Rural residents face greater risks of severe sickness and death from COVID-19, due in part to factors like age, illness, disability, health insurance and access to intensive care.
Yet a new Centers for Disease Control and Prevention report finds rural vaccination rates still lag — though not in Arizona.
From December to April, first-dose vaccination coverage in the U.S. reached just below 39% in rural counties versus almost 46% in urban.
Arizona reversed that pattern, with a 59% rural rate and an almost 44% urban rate, perhaps partly due to the sorting system, which listed only seven Arizona counties as rural.
“They use a definition that includes only seven of our rural counties. Whereas, being from Arizona, I would consider 13 of our counties to be rural,” said Dr. Cara Christ, director of the Arizona Department of Health Services.

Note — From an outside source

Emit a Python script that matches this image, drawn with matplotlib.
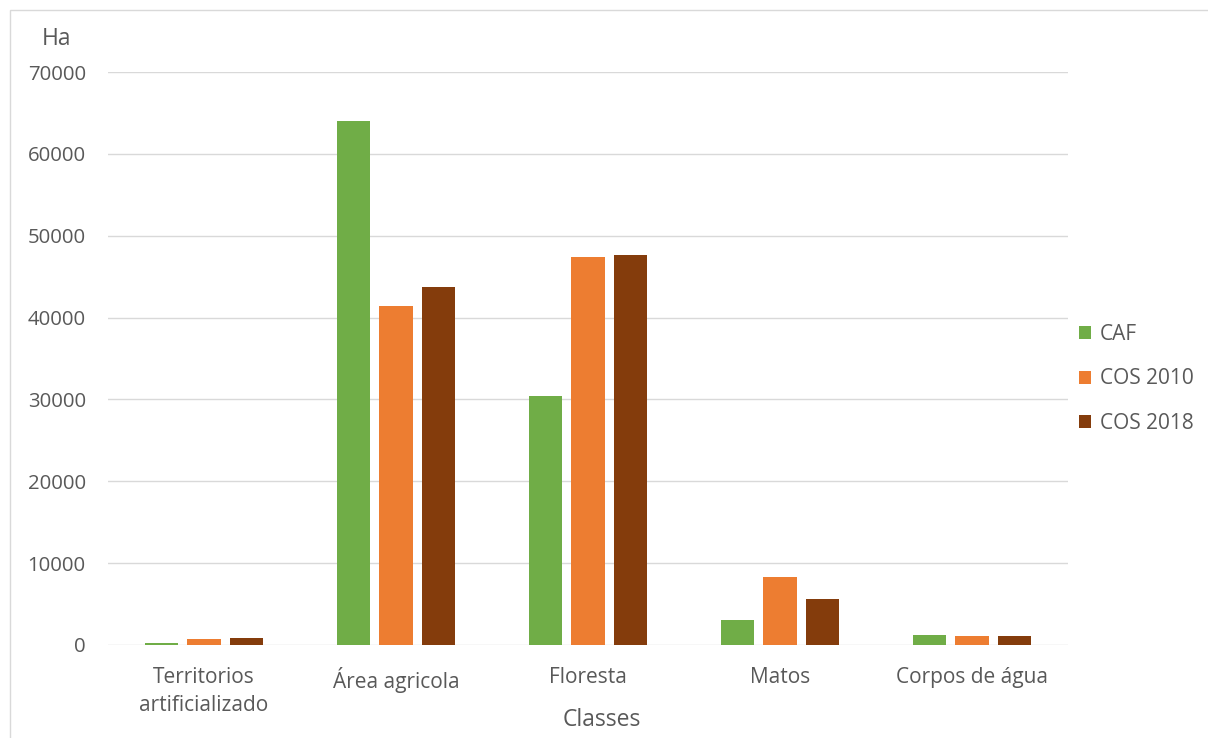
import numpy as np
import matplotlib.pyplot as plt
from matplotlib.patches import Rectangle

categories = ["Territorios\nartificializado", "Área agricola", "Floresta", "Matos", "Corpos de água"]
series = ["CAF", "COS 2010", "COS 2018"]
caf = [280, 64000, 30400, 3050, 1180]
cos2010 = [700, 41400, 47400, 8350, 1060]
cos2018 = [850, 43750, 47650, 5580, 1140]
colors = ["#70ad47", "#ed7d31", "#843c0c"]
yticks = [0, 10000, 20000, 30000, 40000, 50000, 60000, 70000]

plt.rcParams['font.family'] = ['Open Sans', 'DejaVu Sans']
txt = "#595959"

fig = plt.figure(figsize=(12.08, 7.38), dpi=100)
ax = fig.add_axes([108/1208, 1-645/738, (1068-108)/1208, (645-72)/738])

x = np.arange(len(categories))
w = 0.172
step = 0.22
for i, (vals, name) in enumerate(zip([caf, cos2010, cos2018], series)):
    ax.bar(x + (i-1)*step, vals, w, color=colors[i], label=name, zorder=3)

ax.set_xlim(-0.5, len(categories)-0.5)
ax.set_ylim(0, 70000)
ax.set_yticks(yticks)
ax.set_yticklabels([str(v) for v in yticks], fontsize=14.7, color=txt)
ax.set_xticks(x)
ax.set_xticklabels(categories, fontsize=15, color=txt, linespacing=1.4)
ax.tick_params(axis='y', length=0, pad=16)
ax.tick_params(axis='x', length=0, pad=16)
ax.grid(axis='y', color="#d9d9d9", lw=1, zorder=0)
for s in ax.spines.values():
    s.set_visible(False)

fig.text(602/1208, 1-720/738, "Classes", fontsize=16.5, color=txt, ha='center', va='center')
fig.text(57/1208, 1-39/738, "Ha", fontsize=16.5, color=txt, ha='center', va='center')

leg = fig.legend(loc='center left', bbox_to_anchor=(1060/1208, 1-379/738), frameon=False,
                 fontsize=15, labelcolor=txt, handlelength=0.6, handleheight=0.6,
                 handletextpad=0.4, labelspacing=1.12)

fig.patches.append(Rectangle((10/1208, -0.1), 1.2, 1-10/738+0.1, transform=fig.transFigure,
                             fill=False, edgecolor="#d9d9d9", lw=1))

fig.savefig("out.png", dpi=100)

Counties categorized as rural included Apache, Gila, Graham, Greenlee, La Paz, Navajo and Santa Cruz. By that classification, Arizona led the nation in rural county vaccination rates.
Christ said rural counties are doing well, and that her department is working with their leaders to distribute the more sensitive Pfizer vaccine, which is the only one approved for 12- to 18-year-olds.
"Local health departments and the boots on the ground have done a great job vaccinating in those counties."
Because the study analyzed only the first dose of the two-dose Pfizer and Moderna vaccines or the only dose for the single-dose Johnson & Johnson vaccine, the authors capped the number of doses at each county's population size.
According to the U.S. census, about 60 million people, or roughly one-fifth of the U.S. population, live in rural counties.
A March 2021 poll by the Kaiser Family Foundation reported 21% of rural residents said they would "definitely not" get a vaccine compared with 10% of urban residents.
The authors call for public health personnel to work with rural partners to overcome vaccination barriers.